In 1996, Walmart told its top 100 suppliers to adopt Electronic Data Interchange or lose shelf space. Purchase orders, invoices, shipping notices — all structured as ANSI X12 documents, transmitted machine-to-machine, no human typing involved. By 2000, EDI handled over 80% of B2B commerce by transaction volume. The pattern was clear: when both sides of a data exchange agree on a schema, a human in the middle is overhead.
That pattern repeated across every boundary in the enterprise. CRM syncs with billing. Billing syncs with accounting. Payroll syncs with HRIS. Roy Fielding published his REST dissertation at UC Irvine in 2000, and within a decade every SaaS product with a database had an API. Machine-to-machine data exchange became the default. Manual entry became the exception — confined to the edges where structured schemas hadn't reached.
Automation eras · data exchange
The exception that lasted fifty years
Forms survived. Not because the technology was missing, but because the cognitive task they represent resisted automation. A purchase order has a fixed schema: item, quantity, price, ship-to address. A sprint retrospective asks “What would you change?” The answer depends on judgment. On context only the respondent holds. On the political subtext of a Slack thread from last Tuesday.
The form industry understood this. Typeform, Jotform, Google Forms, SurveyMonkey — they all invested in the creator experience. Drag-and-drop builders. Conditional logic. Branded themes. Zapier integrations. Forrester estimated the RPA market hit $2.9 billion by 2021, as companies automated screen-scraping for legacy systems that still lacked APIs. But the form itself — the interface where a human translates their knowledge into structured data — stayed manual.
This wasn't an oversight. It was a structural constraint. Automating a form requires two capabilities: access to the respondent's context (tickets, messages, docs, code), and the ability to exercise judgment about what matters. Machines had neither. RPA bots could click buttons, but they couldn't decide what to write in a text field. APIs could transfer data, but only when both sides agreed on a fixed schema. Forms sit at the boundary between structured output and unstructured reasoning — and nothing could cross that boundary until recently.
The missing consumer
Zapier's “State of Business Automation” reports have tracked this gap for years. Their 2023 survey found that 94% of knowledge workers perform repetitive tasks, and form-filling ranked among the top five. The tools existed to automate workflows around forms — trigger when a submission arrives, route responses to Slack, sync fields to Airtable. But the submission itself was always manual. The respondent stared at a blank textarea and typed from memory.

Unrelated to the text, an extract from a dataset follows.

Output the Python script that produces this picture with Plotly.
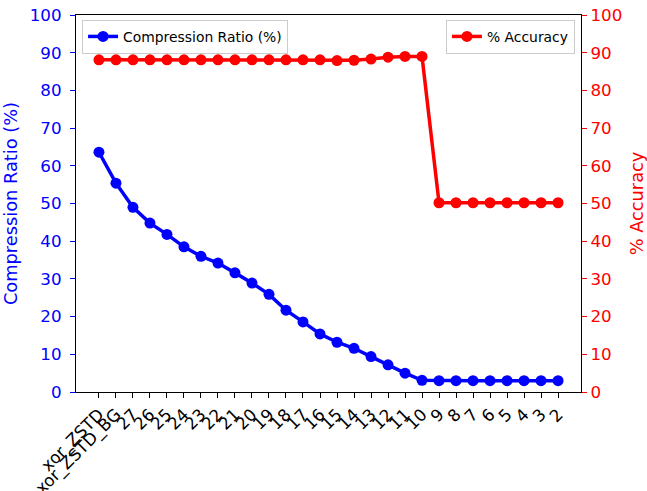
import plotly.graph_objects as go

categories = ["xor_ZSTD", "xor_ZSTD_BG", "27", "26", "25", "24", "23", "22", "21", "20",
              "19", "18", "17", "16", "15", "14", "13", "12", "11", "10",
              "9", "8", "7", "6", "5", "4", "3", "2"]
compression_ratio = [63.6, 55.4, 49.0, 44.8, 41.8, 38.5, 36.0, 34.2, 31.6, 28.9,
                     25.9, 21.7, 18.6, 15.4, 13.2, 11.6, 9.4, 7.2, 5.0, 3.1,
                     3.0, 3.0, 3.0, 3.0, 3.0, 3.0, 3.0, 3.0]
accuracy = [88.1, 88.1, 88.1, 88.1, 88.1, 88.1, 88.1, 88.1, 88.1, 88.1,
            88.1, 88.1, 88.1, 88.1, 87.9, 88.0, 88.3, 88.8, 89.0, 89.0,
            50.2, 50.2, 50.2, 50.2, 50.2, 50.2, 50.2, 50.2]
y_ticks = [0, 10, 20, 30, 40, 50, 60, 70, 80, 90, 100]

FONT = "DejaVu Sans"
fig = go.Figure()
fig.add_trace(go.Scatter(
    x=categories, y=compression_ratio, mode="lines+markers",
    name="Compression Ratio (%)", line=dict(color="blue", width=3.5),
    marker=dict(color="blue", size=11), legend="legend", yaxis="y"))
fig.add_trace(go.Scatter(
    x=categories, y=accuracy, mode="lines+markers",
    name="% Accuracy", line=dict(color="red", width=3.5),
    marker=dict(color="red", size=11), legend="legend2", yaxis="y2"))

fig.update_layout(
    width=647, height=491,
    margin=dict(l=76, r=66, t=15, b=99),
    plot_bgcolor="white", paper_bgcolor="white",
    font=dict(family=FONT, size=16.7, color="black"),
    xaxis=dict(type="category", range=[-1.35, 28.35], tickangle=-45,
               tickmode="array", tickvals=categories, ticktext=categories,
               automargin=False, ticklabeloverflow="allow",
               showline=True, linecolor="black", linewidth=1.2, mirror=True,
               ticks="outside", ticklen=5, tickcolor="black",
               tickfont=dict(size=16.7, color="black"), showgrid=False, zeroline=False),
    yaxis=dict(range=[0, 100], tickvals=y_ticks, showgrid=False, zeroline=False,
               automargin=False, ticklabeloverflow="allow", ticklabelstandoff=5,
               showline=True, linecolor="black", linewidth=1.2,
               ticks="outside", ticklen=5, tickcolor="blue",
               tickfont=dict(size=16.7, color="blue"),
               title=dict(text="Compression Ratio (%)", font=dict(size=17.8, color="blue"), standoff=8)),
    yaxis2=dict(range=[0, 100], tickvals=y_ticks, overlaying="y", side="right",
                automargin=False, ticklabeloverflow="allow", ticklabelstandoff=0,
                showgrid=False, zeroline=False,
                showline=True, linecolor="black", linewidth=1.2,
                ticks="outside", ticklen=5, tickcolor="red",
                tickfont=dict(size=16.7, color="red"),
                title=dict(text="% Accuracy", font=dict(size=17.8, color="red"), standoff=21)),
    legend=dict(x=0.012, y=0.987, xanchor="left", yanchor="top",
                bgcolor="rgba(255,255,255,0.8)", bordercolor="#cccccc", borderwidth=1,
                font=dict(size=13.9), itemwidth=30),
    legend2=dict(x=0.988, y=0.987, xanchor="right", yanchor="top",
                 bgcolor="rgba(255,255,255,0.8)", bordercolor="#cccccc", borderwidth=1,
                 font=dict(size=13.9), itemwidth=30),
    showlegend=True,
)

fig.write_html("out.html", config={"displayModeBar": False},
               post_script="document.body.style.margin='0';")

What changed isn't the form. It's that the respondent now has a collaborator. Claude, ChatGPT, Gemini — assistants that have read the respondent's recent context and can draft answers grounded in what actually happened. The assistant doesn't replace the respondent. It does the retrieval (synthesize two weeks of tickets and threads into a coherent answer) while the respondent does the judgment (read the draft, correct the emphasis, fix the tone).
This division of labor didn't exist in 2020. It barely existed in 2024. By late 2025 it was routine for anyone with an assistant — and McKinsey's 2024 “State of AI” survey found that 65% of organizations were already using generative AI regularly, nearly double the rate from ten months prior.
The form as API
Once the respondent has an assistant capable of filling a form, the architecture question changes. The form is no longer just a UI for humans. It's a data-collection endpoint with two consumers: browsers and agents.
That's the shift. For fifty years, forms had one consumer. Now they have two. And designing for both consumers simultaneously is a different problem than designing for either one alone.
Architecture · one endpoint, two consumers
The HTTP mechanism is old. Content negotiation dates to RFC 2616 in 1997. What's new is that there's a second consumer worth negotiating with. A browser requests HTML and gets a rendered form. An agent requests JSON and gets a structured spec — fields, types, constraints, submit endpoint. Same URL. Same data contract. The consumer decides the format.
No SDK. No browser extension. No plugin. The agent reads a JSON spec, drafts answers from the respondent's context, and submits structured data. The respondent reviews the draft before it goes. The form sender gets a structured response either way — they don't need to know which side typed it.
What this means for form senders
The immediate consequence is practical: response quality improves because the cognitive task changes. Respondents who hand a form to their assistant get drafted answers with dates, names, and specifics instead of “fine.” They review and edit instead of reconstructing from memory. The responses contain signal because the retrieval step — the hard part — is no longer a memory test.
The longer consequence is structural. Forms stop being a special case in the automation stack. Every other data-exchange boundary has an API. Purchase orders have X12. Billing has REST endpoints. CRM has webhooks. Forms have had a textarea and a deadline.
That exception is ending. The last manual API is becoming an actual API — one that humans can also use.